Over the 20 years he has had Ownspace, Hale has switched his studio between a console-based and computer-based workflow a number of times. ‘Now we’re in a world where people are going back to hardware, and you want to hook things up together and have say six keyboards, two drum machines ,some guitar pedals and a Eurorack modular set-up all running at the same time,’ he says. ‘With the Harrison desk as a centrepiece, it’s almost like running a live 32-track session, putting everything through a fantastic sounding signal path and getting it into the DAW via the consoles integrated Dante audio interface. I’m able to write and record with very little friction because of the freedom it gives me.

The console’s frame design also allows him to keep the computer keyboard or a laptop computer easily accessible, again, without having to move away from the monitors. ‘I even put little keyboards on there when I’m writing,’ he says. ‘It’s all about how you work, day in, day out, so I can’t overemphasise how great all these things are. The console becomes integral to everything that you’re doing, ergonomically as well as technically and sonically.’

Hale was unfamiliar with Dante networking but discovered that it brings significant flexibility to his as well as making installation virtually plug-and-play. ‘We brought the desk in, plugged in the Ethernet cables, and ten minutes later we had music coming out,’ he recalls.

He has also recently integrated Harrison Audio’s D510 10-slot rack and D510dante interface, loading it with Harrison Comp dynamics modules. ‘So, there are ten compressors that I can assign anywhere across the console within a few clicks…’

Two 16-channel Dante interfaces allow Hale to select a different set of sources to send to the 32Classic. ‘The Dante interface and routing is effectively my patchbay,’ he explains. ‘When I want to change my way of working or use a different set of equipment, that’s a two-minute job, and then I’ve got 32 new things coming out of the faders. I didn’t want to go down the route of having everything plugged in and then changing my way of working. The flexibility of the Dante interface also enables me to have a live room with mics on the piano and then a little Dante box to integrate it back into the control room.

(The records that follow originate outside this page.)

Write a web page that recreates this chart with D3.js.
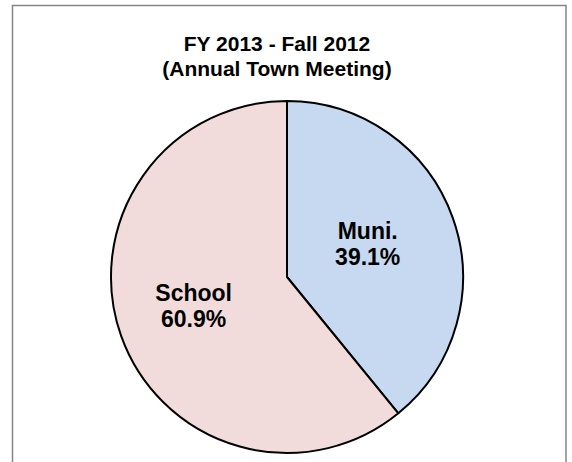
<!DOCTYPE html>
<html>
<head>
<script src="https://cdn.jsdelivr.net/npm/d3@7"></script>
<style>
  body { margin: 0; background: #fff; }
  text { font-family: "Liberation Sans", Arial, sans-serif; font-weight: bold; fill: #000; }
</style>
</head>
<body>
<div id="chart"></div>
<script>
var titleLines = ["FY 2013 - Fall 2012", "(Annual Town Meeting)"];
var categories = ["Muni.", "School"];
var shares = [39.1, 60.9];
var sliceColors = ["#c6d9f0", "#f2dcdb"];

var width = 572, height = 462;
var cx = 287, cy = 277, r = 176;

var svg = d3.select("#chart").append("svg")
    .attr("width", width)
    .attr("height", height);

// chart frame (bottom edge is off the picture)
svg.append("rect")
    .attr("x", 12.5).attr("y", 5.5)
    .attr("width", 553.5).attr("height", 480)
    .attr("fill", "#fff")
    .attr("stroke", "#858585")
    .attr("stroke-width", 1.5);

svg.selectAll("text.title")
    .data(titleLines)
    .enter().append("text")
    .attr("class", "title")
    .attr("x", 277)
    .attr("y", function (d, i) { return 51 + i * 25; })
    .attr("text-anchor", "middle")
    .style("font-size", "21px")
    .text(function (d) { return d; });

var data = categories.map(function (c, i) { return { name: c, value: shares[i], color: sliceColors[i] }; });

var pie = d3.pie().sort(null).value(function (d) { return d.value; });
var arc = d3.arc().innerRadius(0).outerRadius(r);

// bigger slices push their label a bit further out
function labelPos(d) {
    var frac = (d.endAngle - d.startAngle) / (2 * Math.PI);
    var lr = r * (0.35 + 0.35 * frac);
    return d3.arc().innerRadius(lr).outerRadius(lr).centroid(d);
}

var g = svg.append("g").attr("transform", "translate(" + cx + "," + cy + ")");

var slices = g.selectAll("g.slice")
    .data(pie(data))
    .enter().append("g").attr("class", "slice");

slices.append("path")
    .attr("d", arc)
    .attr("fill", function (d) { return d.data.color; })
    .attr("stroke", "#000")
    .attr("stroke-width", 2)
    .attr("stroke-linejoin", "round");

var labels = slices.append("text")
    .attr("text-anchor", "middle")
    .style("font-size", "23px")
    .attr("transform", function (d) {
        var c = labelPos(d);
        return "translate(" + c[0] + "," + c[1] + ")";
    });
labels.append("tspan").attr("x", 0).attr("y", -9.5).text(function (d) { return d.data.name; });
labels.append("tspan").attr("x", 0).attr("y", 16.5).text(function (d) { return d.data.value.toFixed(1) + "%"; });
</script>
</body>
</html>
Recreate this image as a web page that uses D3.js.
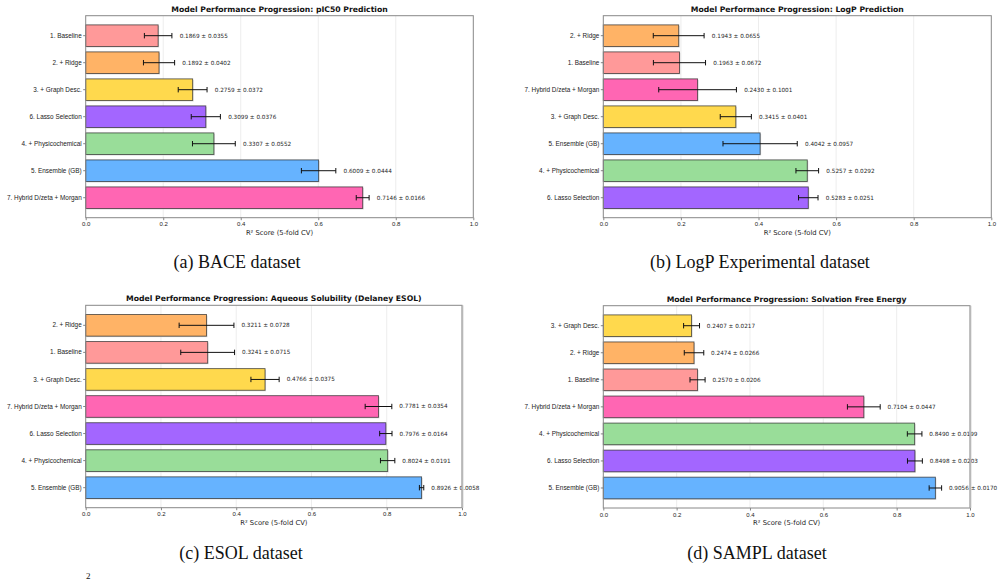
<!DOCTYPE html>
<html>
<head>
<meta charset="utf-8">
<script src="https://cdn.jsdelivr.net/npm/d3@7"></script>
<style>
  body { margin: 0; background: #fff; }
  svg { display: block; }
</style>
</head>
<body>
<div id="chart"></div>
<script>
// ---- data (top to bottom in each panel) ----
const baceMethods = ["1. Baseline", "2. + Ridge", "3. + Graph Desc.", "6. Lasso Selection", "4. + Physicochemical", "5. Ensemble (GB)", "7. Hybrid D/zeta + Morgan"];
const baceScores = [0.1869, 0.1892, 0.2759, 0.3099, 0.3307, 0.6009, 0.7146];
const baceStds = [0.0355, 0.0402, 0.0372, 0.0376, 0.0552, 0.0444, 0.0166];

const logpMethods = ["2. + Ridge", "1. Baseline", "7. Hybrid D/zeta + Morgan", "3. + Graph Desc.", "5. Ensemble (GB)", "4. + Physicochemical", "6. Lasso Selection"];
const logpScores = [0.1943, 0.1963, 0.2430, 0.3415, 0.4042, 0.5257, 0.5283];
const logpStds = [0.0655, 0.0672, 0.1001, 0.0401, 0.0957, 0.0292, 0.0251];

const esolMethods = ["2. + Ridge", "1. Baseline", "3. + Graph Desc.", "7. Hybrid D/zeta + Morgan", "6. Lasso Selection", "4. + Physicochemical", "5. Ensemble (GB)"];
const esolScores = [0.3211, 0.3241, 0.4766, 0.7781, 0.7976, 0.8024, 0.8926];
const esolStds = [0.0728, 0.0715, 0.0375, 0.0354, 0.0164, 0.0191, 0.0058];

const samplMethods = ["3. + Graph Desc.", "2. + Ridge", "1. Baseline", "7. Hybrid D/zeta + Morgan", "4. + Physicochemical", "6. Lasso Selection", "5. Ensemble (GB)"];
const samplScores = [0.2407, 0.2474, 0.2570, 0.7104, 0.8490, 0.8498, 0.9056];
const samplStds = [0.0217, 0.0266, 0.0206, 0.0447, 0.0199, 0.0203, 0.0170];

const xTicks = [0.0, 0.2, 0.4, 0.6, 0.8, 1.0];

const titles = [
  "Model Performance Progression: pIC50 Prediction",
  "Model Performance Progression: LogP Prediction",
  "Model Performance Progression: Aqueous Solubility (Delaney ESOL)",
  "Model Performance Progression: Solvation Free Energy"
];
const captions = ["(a) BACE dataset", "(b) LogP Experimental dataset", "(c) ESOL dataset", "(d) SAMPL dataset"];
const xLabel = "R² Score (5-fold CV)";

// colours keyed by method
const methodColor = {
  "1. Baseline": "#ff9999",
  "2. + Ridge": "#ffb366",
  "3. + Graph Desc.": "#ffd94d",
  "4. + Physicochemical": "#99dd99",
  "5. Ensemble (GB)": "#66b3ff",
  "6. Lasso Selection": "#a366ff",
  "7. Hybrid D/zeta + Morgan": "#ff66b3"
};

// panel boxes in page pixels
const panels = [
  { methods: baceMethods, scores: baceScores, stds: baceStds, x0: 85.7, x1: 473.3, y0: 15.7, y1: 217.7, capX: 237, capY: 262 },
  { methods: logpMethods, scores: logpScores, stds: logpStds, x0: 603.3, x1: 991.3, y0: 15.7, y1: 217.7, capX: 760, capY: 262 },
  { methods: esolMethods, scores: esolScores, stds: esolStds, x0: 85.7, x1: 462, y0: 305.3, y1: 507.7, capX: 241, capY: 553 },
  { methods: samplMethods, scores: samplScores, stds: samplStds, x0: 603.3, x1: 970, y0: 305.7, y1: 508, capX: 757, capY: 553 }
];

const svg = d3.select("#chart")
  .append("svg")
  .attr("width", 1002)
  .attr("height", 587)
  .style("font-family", "'DejaVu Sans', sans-serif");

panels.forEach((p, i) => {
  const data = p.methods.map((m, j) => ({ method: m, score: p.scores[j], std: p.stds[j] }));

  const x = d3.scaleLinear().domain([0, 1]).range([p.x0, p.x1]);
  const y = d3.scaleBand()
    .domain(p.methods)
    .range([p.y0, p.y1])
    .paddingInner(0.2)
    .paddingOuter(0.34);

  const g = svg.append("g");

  // vertical grid
  g.selectAll(".grid")
    .data(xTicks.slice(1, -1))
    .enter()
    .append("line")
    .attr("x1", d => x(d))
    .attr("x2", d => x(d))
    .attr("y1", p.y0)
    .attr("y2", p.y1)
    .attr("stroke", "#e8e8e8")
    .attr("stroke-width", 0.8);

  // faint shadow under bars
  g.selectAll(".shadow")
    .data(data)
    .enter()
    .append("rect")
    .attr("x", x(0) + 1)
    .attr("y", d => y(d.method) + 1)
    .attr("width", d => x(d.score) - x(0))
    .attr("height", y.bandwidth())
    .attr("fill", "#d8d8d8");

  // bars
  g.selectAll(".bar")
    .data(data)
    .enter()
    .append("rect")
    .attr("x", x(0))
    .attr("y", d => y(d.method))
    .attr("width", d => x(d.score) - x(0))
    .attr("height", y.bandwidth())
    .attr("fill", d => methodColor[d.method])
    .attr("stroke", "rgba(40,40,40,0.75)")
    .attr("stroke-width", 0.9);

  // error bars
  const eb = g.selectAll(".err")
    .data(data)
    .enter()
    .append("g")
    .attr("stroke", "#111")
    .attr("stroke-width", 1);
  eb.append("line")
    .attr("x1", d => x(d.score - d.std))
    .attr("x2", d => x(d.score + d.std))
    .attr("y1", d => y(d.method) + y.bandwidth() / 2)
    .attr("y2", d => y(d.method) + y.bandwidth() / 2);
  eb.append("line")
    .attr("x1", d => x(d.score - d.std))
    .attr("x2", d => x(d.score - d.std))
    .attr("y1", d => y(d.method) + y.bandwidth() / 2 - 2.7)
    .attr("y2", d => y(d.method) + y.bandwidth() / 2 + 2.7);
  eb.append("line")
    .attr("x1", d => x(d.score + d.std))
    .attr("x2", d => x(d.score + d.std))
    .attr("y1", d => y(d.method) + y.bandwidth() / 2 - 2.7)
    .attr("y2", d => y(d.method) + y.bandwidth() / 2 + 2.7);

  // value labels
  g.selectAll(".val")
    .data(data)
    .enter()
    .append("text")
    .attr("x", d => x(d.score + d.std + 0.02))
    .attr("y", d => y(d.method) + y.bandwidth() / 2)
    .attr("dy", "0.35em")
    .attr("font-size", "5.7px")
    .attr("fill", "#222")
    .text(d => d.score.toFixed(4) + " ± " + d.std.toFixed(4));

  // axes
  const xAxis = g.append("g")
    .attr("transform", `translate(0,${p.y1})`)
    .call(d3.axisBottom(x).tickValues(xTicks).tickFormat(d3.format(".1f")).tickSize(2.5).tickSizeOuter(0));
  xAxis.select(".domain").remove();
  xAxis.selectAll("line").attr("stroke", "#333").attr("stroke-width", 0.6);
  xAxis.selectAll("text").attr("font-size", "6px").attr("fill", "#222").attr("dy", "0.5em");

  const yAxis = g.append("g")
    .attr("transform", `translate(${p.x0},0)`)
    .call(d3.axisLeft(y).tickSize(2.5).tickSizeOuter(0));
  yAxis.select(".domain").remove();
  yAxis.selectAll("line").attr("stroke", "#333").attr("stroke-width", 0.6);
  yAxis.selectAll("text").attr("font-size", "6.4px").attr("fill", "#222").attr("x", -4);

  // frame
  g.append("rect")
    .attr("x", p.x0)
    .attr("y", p.y0)
    .attr("width", p.x1 - p.x0)
    .attr("height", p.y1 - p.y0)
    .attr("fill", "none")
    .attr("stroke", "#888")
    .attr("stroke-width", 1);
  if (i >= 2) {
    g.append("line")
      .attr("x1", p.x1 + 0.5).attr("x2", p.x1 + 0.5)
      .attr("y1", p.y0).attr("y2", p.y1)
      .attr("stroke", "#b8b8b8").attr("stroke-width", 1.6);
  }

  // title
  g.append("text")
    .attr("x", (p.x0 + p.x1) / 2)
    .attr("y", p.y0 - 4)
    .attr("text-anchor", "middle")
    .attr("font-size", "7.7px")
    .attr("font-weight", "bold")
    .attr("fill", "#111")
    .text(titles[i]);

  // x label
  g.append("text")
    .attr("x", (p.x0 + p.x1) / 2)
    .attr("y", p.y1 + 17)
    .attr("text-anchor", "middle")
    .attr("font-size", "6.8px")
    .attr("fill", "#222")
    .text(xLabel);

  // subfigure caption
  svg.append("text")
    .attr("x", p.capX)
    .attr("y", p.capY)
    .attr("text-anchor", "middle")
    .attr("dy", "0.35em")
    .attr("font-family", "'Liberation Serif', serif")
    .attr("font-size", "18px")
    .attr("fill", "#111")
    .text(captions[i]);
});

// clipped fragment of the figure caption below
svg.append("text")
  .attr("x", 86)
  .attr("y", 579)
  .attr("font-family", "'Liberation Serif', serif")
  .attr("font-size", "9px")
  .attr("fill", "#111")
  .text("2");
</script>
</body>
</html>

All these things are just huge problem solvers.’

After considering available new console options, Hale was ultimately drawn to the 32Classic: ‘Nostalgia was a big part of it,’ he admits, as Sade’s debut album, 1984’s Diamond Life and second full-length, Promise, released in 1985, were both produced by Robin Millar at his Power Plant London facility, which had Harrison MR3 consoles in two of its studios.

Hale and the band were always drawn to the musical warmth of Harrison consoles: ‘I trusted that the sound of the 32Classic would be somewhat what I remembered or as had been described. The sonics are as important as the chords to me, and I get a kick out of the fact that the 808 drum machine sounds fantastic going through six channels of the desk. Other desks that are currently around could have done the job technically but maybe wouldn’t have had that difference in sonics – and they certainly wouldn’t have had the ergonomic feel.’